_Supplied material_
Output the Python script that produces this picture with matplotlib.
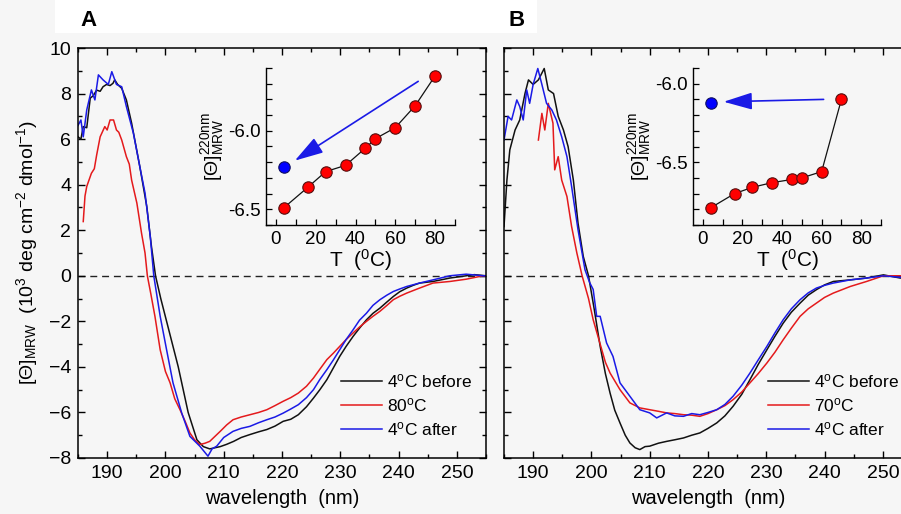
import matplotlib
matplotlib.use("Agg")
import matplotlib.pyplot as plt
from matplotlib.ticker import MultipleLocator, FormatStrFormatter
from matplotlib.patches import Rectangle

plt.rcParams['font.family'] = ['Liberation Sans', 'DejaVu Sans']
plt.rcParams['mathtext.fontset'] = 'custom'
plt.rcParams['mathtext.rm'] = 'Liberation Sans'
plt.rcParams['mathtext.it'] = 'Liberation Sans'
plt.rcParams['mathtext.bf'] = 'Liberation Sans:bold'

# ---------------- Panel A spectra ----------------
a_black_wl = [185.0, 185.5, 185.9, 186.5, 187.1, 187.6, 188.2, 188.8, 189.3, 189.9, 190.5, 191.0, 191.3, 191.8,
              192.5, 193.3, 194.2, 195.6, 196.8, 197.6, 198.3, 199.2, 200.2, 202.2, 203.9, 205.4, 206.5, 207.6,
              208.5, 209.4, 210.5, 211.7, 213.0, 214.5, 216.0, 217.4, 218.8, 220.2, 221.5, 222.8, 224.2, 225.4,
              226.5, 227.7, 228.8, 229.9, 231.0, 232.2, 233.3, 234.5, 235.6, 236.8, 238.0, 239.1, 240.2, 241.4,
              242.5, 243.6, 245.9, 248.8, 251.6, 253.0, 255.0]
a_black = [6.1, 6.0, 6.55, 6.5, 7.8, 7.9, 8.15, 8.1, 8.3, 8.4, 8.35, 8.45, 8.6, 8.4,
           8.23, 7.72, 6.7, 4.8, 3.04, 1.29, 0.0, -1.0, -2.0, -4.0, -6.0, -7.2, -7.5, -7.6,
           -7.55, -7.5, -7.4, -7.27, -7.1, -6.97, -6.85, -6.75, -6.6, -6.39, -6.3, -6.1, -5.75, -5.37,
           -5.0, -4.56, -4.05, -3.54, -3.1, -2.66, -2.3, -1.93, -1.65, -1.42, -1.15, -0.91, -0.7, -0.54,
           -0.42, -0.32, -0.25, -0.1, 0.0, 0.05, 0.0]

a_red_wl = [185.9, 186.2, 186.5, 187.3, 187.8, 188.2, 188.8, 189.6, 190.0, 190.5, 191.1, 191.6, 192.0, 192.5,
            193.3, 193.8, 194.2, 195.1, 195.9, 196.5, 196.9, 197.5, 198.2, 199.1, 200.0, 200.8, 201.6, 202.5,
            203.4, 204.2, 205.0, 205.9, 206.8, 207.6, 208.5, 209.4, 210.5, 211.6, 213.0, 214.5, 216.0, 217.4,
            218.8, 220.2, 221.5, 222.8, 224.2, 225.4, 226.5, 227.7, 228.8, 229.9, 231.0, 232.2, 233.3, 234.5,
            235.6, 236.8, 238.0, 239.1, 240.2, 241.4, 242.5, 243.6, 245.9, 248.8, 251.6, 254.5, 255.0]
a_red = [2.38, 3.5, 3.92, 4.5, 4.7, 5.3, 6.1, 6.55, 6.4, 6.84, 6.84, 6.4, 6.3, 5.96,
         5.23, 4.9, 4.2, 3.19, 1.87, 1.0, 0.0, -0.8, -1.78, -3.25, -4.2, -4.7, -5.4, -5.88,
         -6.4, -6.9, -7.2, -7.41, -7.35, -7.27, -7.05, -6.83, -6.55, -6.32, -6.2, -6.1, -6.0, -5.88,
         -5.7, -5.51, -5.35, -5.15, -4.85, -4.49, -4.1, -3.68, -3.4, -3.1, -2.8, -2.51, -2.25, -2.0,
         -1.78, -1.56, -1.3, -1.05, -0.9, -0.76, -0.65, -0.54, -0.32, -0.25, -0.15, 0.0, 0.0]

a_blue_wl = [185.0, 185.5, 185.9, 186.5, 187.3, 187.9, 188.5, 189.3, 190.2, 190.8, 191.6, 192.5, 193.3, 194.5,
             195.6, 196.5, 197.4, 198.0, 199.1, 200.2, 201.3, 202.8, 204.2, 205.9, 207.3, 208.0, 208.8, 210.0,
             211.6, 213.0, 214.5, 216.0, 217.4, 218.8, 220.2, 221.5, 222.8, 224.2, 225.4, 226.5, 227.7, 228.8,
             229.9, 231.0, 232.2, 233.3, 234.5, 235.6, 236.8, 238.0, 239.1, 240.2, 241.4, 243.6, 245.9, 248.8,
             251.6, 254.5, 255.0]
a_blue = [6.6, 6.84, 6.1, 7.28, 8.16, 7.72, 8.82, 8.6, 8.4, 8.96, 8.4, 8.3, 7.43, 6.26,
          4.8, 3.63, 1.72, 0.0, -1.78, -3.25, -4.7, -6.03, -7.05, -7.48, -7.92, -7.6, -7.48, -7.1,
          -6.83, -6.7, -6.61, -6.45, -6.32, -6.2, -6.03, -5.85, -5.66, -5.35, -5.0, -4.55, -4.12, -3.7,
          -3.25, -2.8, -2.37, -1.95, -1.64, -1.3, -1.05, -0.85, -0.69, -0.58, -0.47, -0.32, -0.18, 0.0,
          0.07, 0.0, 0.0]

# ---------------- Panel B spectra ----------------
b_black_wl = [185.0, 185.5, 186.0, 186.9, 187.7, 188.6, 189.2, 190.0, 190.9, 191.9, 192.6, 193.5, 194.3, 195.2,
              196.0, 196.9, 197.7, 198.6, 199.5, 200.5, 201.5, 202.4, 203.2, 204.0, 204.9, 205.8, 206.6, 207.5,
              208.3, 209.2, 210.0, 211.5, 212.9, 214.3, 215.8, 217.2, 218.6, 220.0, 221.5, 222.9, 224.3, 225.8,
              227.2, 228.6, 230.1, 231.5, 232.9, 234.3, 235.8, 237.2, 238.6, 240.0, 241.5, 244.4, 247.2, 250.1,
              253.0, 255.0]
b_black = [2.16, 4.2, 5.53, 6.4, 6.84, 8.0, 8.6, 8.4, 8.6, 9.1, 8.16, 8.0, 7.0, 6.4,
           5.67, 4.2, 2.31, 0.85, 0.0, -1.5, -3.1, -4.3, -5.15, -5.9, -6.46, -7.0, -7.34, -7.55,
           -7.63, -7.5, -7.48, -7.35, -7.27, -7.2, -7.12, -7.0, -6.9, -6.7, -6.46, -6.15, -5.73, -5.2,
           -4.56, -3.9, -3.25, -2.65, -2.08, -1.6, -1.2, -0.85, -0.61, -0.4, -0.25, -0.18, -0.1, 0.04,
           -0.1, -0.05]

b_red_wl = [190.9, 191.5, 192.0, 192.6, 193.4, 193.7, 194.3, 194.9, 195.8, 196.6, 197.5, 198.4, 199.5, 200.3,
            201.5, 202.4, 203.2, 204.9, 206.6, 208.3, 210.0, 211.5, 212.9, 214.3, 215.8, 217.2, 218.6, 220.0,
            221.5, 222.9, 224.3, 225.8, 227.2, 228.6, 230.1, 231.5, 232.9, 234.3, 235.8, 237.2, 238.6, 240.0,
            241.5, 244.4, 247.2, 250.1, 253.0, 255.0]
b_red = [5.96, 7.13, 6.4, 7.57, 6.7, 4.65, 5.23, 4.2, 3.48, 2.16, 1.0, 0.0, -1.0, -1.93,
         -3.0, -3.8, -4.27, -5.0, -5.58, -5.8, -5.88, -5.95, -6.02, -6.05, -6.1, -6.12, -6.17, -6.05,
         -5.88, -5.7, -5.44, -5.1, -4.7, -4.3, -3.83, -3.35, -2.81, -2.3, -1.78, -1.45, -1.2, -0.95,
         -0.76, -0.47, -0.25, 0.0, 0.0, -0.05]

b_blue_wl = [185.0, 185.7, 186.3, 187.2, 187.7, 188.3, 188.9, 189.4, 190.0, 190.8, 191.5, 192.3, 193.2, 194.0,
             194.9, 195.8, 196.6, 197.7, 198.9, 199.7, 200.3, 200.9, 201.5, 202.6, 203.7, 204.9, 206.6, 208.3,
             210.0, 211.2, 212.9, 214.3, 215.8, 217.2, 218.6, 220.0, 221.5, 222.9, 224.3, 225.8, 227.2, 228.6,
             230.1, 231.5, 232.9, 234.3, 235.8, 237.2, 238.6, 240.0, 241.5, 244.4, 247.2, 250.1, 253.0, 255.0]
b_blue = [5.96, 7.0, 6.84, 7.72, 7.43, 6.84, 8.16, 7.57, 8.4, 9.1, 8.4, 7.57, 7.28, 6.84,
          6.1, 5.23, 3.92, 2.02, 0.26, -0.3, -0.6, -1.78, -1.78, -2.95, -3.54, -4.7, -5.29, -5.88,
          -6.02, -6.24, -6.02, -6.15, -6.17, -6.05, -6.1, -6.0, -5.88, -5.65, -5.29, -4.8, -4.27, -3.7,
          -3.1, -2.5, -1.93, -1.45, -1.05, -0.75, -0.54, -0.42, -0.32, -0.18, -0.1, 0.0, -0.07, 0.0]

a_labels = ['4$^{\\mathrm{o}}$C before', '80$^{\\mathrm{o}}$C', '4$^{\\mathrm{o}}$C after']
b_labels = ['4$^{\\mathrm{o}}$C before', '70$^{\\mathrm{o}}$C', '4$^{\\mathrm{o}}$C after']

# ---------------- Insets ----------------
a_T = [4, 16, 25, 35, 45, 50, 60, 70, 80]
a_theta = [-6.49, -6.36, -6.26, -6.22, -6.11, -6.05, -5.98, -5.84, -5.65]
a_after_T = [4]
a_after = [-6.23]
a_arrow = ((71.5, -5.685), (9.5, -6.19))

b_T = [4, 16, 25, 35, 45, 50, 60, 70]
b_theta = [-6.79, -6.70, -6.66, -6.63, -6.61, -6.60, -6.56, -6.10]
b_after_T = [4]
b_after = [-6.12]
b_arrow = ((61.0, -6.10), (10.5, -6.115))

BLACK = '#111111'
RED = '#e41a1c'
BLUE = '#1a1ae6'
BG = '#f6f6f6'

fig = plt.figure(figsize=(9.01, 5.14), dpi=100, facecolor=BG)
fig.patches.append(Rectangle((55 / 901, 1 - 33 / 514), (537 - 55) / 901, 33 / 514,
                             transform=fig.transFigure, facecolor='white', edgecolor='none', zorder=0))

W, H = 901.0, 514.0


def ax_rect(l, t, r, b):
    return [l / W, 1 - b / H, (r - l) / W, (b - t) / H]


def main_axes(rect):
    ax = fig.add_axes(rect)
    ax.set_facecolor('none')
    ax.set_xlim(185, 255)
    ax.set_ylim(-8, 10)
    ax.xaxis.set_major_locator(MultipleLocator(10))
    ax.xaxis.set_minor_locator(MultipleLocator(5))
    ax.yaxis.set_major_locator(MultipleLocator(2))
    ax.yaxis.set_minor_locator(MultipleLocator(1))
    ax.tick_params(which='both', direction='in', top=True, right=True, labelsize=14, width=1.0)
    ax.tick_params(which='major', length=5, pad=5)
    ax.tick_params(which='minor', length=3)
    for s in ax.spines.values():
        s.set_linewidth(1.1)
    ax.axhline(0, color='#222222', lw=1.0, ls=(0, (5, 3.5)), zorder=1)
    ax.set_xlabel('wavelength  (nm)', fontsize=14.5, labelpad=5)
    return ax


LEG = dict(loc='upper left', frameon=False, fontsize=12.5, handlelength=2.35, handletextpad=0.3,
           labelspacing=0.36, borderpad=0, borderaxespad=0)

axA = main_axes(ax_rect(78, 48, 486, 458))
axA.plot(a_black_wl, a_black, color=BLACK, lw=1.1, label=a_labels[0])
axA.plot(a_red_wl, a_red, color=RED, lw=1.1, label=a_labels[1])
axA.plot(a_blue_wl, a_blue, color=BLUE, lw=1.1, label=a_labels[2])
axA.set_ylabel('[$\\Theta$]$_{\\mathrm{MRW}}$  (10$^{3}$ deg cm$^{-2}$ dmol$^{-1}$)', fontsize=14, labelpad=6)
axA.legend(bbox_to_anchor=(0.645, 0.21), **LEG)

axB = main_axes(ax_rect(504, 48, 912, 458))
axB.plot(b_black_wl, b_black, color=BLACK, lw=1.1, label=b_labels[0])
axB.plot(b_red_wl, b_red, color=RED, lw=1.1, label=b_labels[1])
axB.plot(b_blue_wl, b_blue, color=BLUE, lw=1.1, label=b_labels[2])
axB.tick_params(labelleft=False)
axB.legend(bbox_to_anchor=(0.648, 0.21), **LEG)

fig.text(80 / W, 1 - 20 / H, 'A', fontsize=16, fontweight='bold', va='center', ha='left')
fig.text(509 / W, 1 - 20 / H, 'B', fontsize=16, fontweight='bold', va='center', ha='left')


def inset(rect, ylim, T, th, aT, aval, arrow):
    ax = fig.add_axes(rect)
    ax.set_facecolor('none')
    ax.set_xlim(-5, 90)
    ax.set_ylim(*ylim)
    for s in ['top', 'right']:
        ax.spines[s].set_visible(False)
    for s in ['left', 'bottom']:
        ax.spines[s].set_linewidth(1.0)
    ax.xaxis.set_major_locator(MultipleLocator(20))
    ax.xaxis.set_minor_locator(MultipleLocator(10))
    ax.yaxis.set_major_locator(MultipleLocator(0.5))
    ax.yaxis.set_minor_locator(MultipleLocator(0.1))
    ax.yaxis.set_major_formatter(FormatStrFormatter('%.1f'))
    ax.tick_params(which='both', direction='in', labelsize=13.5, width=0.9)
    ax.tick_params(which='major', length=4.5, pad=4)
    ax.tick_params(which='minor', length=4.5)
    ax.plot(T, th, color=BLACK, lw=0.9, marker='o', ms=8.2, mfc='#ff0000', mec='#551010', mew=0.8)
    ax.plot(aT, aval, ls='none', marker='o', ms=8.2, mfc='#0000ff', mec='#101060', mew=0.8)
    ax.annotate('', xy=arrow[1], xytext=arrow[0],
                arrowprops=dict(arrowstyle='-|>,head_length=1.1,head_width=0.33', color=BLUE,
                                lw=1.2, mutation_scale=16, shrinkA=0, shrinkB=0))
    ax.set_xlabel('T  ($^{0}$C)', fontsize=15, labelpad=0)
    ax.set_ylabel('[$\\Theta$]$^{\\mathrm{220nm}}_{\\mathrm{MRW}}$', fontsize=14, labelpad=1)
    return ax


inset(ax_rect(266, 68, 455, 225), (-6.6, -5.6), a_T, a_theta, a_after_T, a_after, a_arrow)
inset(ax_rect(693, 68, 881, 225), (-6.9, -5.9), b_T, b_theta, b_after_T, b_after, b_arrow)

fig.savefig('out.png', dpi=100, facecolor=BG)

_Exercise goal_
Copy nothing but the lines from the first one in the listing through the line with "-0.42, -0.32, -0.25, -0.1, 0.0, 0.05, 0.0]", and omit the pictures.

_Written response_
Output the Python script that produces this picture with matplotlib.
import matplotlib
matplotlib.use("Agg")
import matplotlib.pyplot as plt
from matplotlib.ticker import MultipleLocator, FormatStrFormatter
from matplotlib.patches import Rectangle

plt.rcParams['font.family'] = ['Liberation Sans', 'DejaVu Sans']
plt.rcParams['mathtext.fontset'] = 'custom'
plt.rcParams['mathtext.rm'] = 'Liberation Sans'
plt.rcParams['mathtext.it'] = 'Liberation Sans'
plt.rcParams['mathtext.bf'] = 'Liberation Sans:bold'

# ---------------- Panel A spectra ----------------
a_black_wl = [185.0, 185.5, 185.9, 186.5, 187.1, 187.6, 188.2, 188.8, 189.3, 189.9, 190.5, 191.0, 191.3, 191.8,
              192.5, 193.3, 194.2, 195.6, 196.8, 197.6, 198.3, 199.2, 200.2, 202.2, 203.9, 205.4, 206.5, 207.6,
              208.5, 209.4, 210.5, 211.7, 213.0, 214.5, 216.0, 217.4, 218.8, 220.2, 221.5, 222.8, 224.2, 225.4,
              226.5, 227.7, 228.8, 229.9, 231.0, 232.2, 233.3, 234.5, 235.6, 236.8, 238.0, 239.1, 240.2, 241.4,
              242.5, 243.6, 245.9, 248.8, 251.6, 253.0, 255.0]
a_black = [6.1, 6.0, 6.55, 6.5, 7.8, 7.9, 8.15, 8.1, 8.3, 8.4, 8.35, 8.45, 8.6, 8.4,
           8.23, 7.72, 6.7, 4.8, 3.04, 1.29, 0.0, -1.0, -2.0, -4.0, -6.0, -7.2, -7.5, -7.6,
           -7.55, -7.5, -7.4, -7.27, -7.1, -6.97, -6.85, -6.75, -6.6, -6.39, -6.3, -6.1, -5.75, -5.37,
           -5.0, -4.56, -4.05, -3.54, -3.1, -2.66, -2.3, -1.93, -1.65, -1.42, -1.15, -0.91, -0.7, -0.54,
           -0.42, -0.32, -0.25, -0.1, 0.0, 0.05, 0.0]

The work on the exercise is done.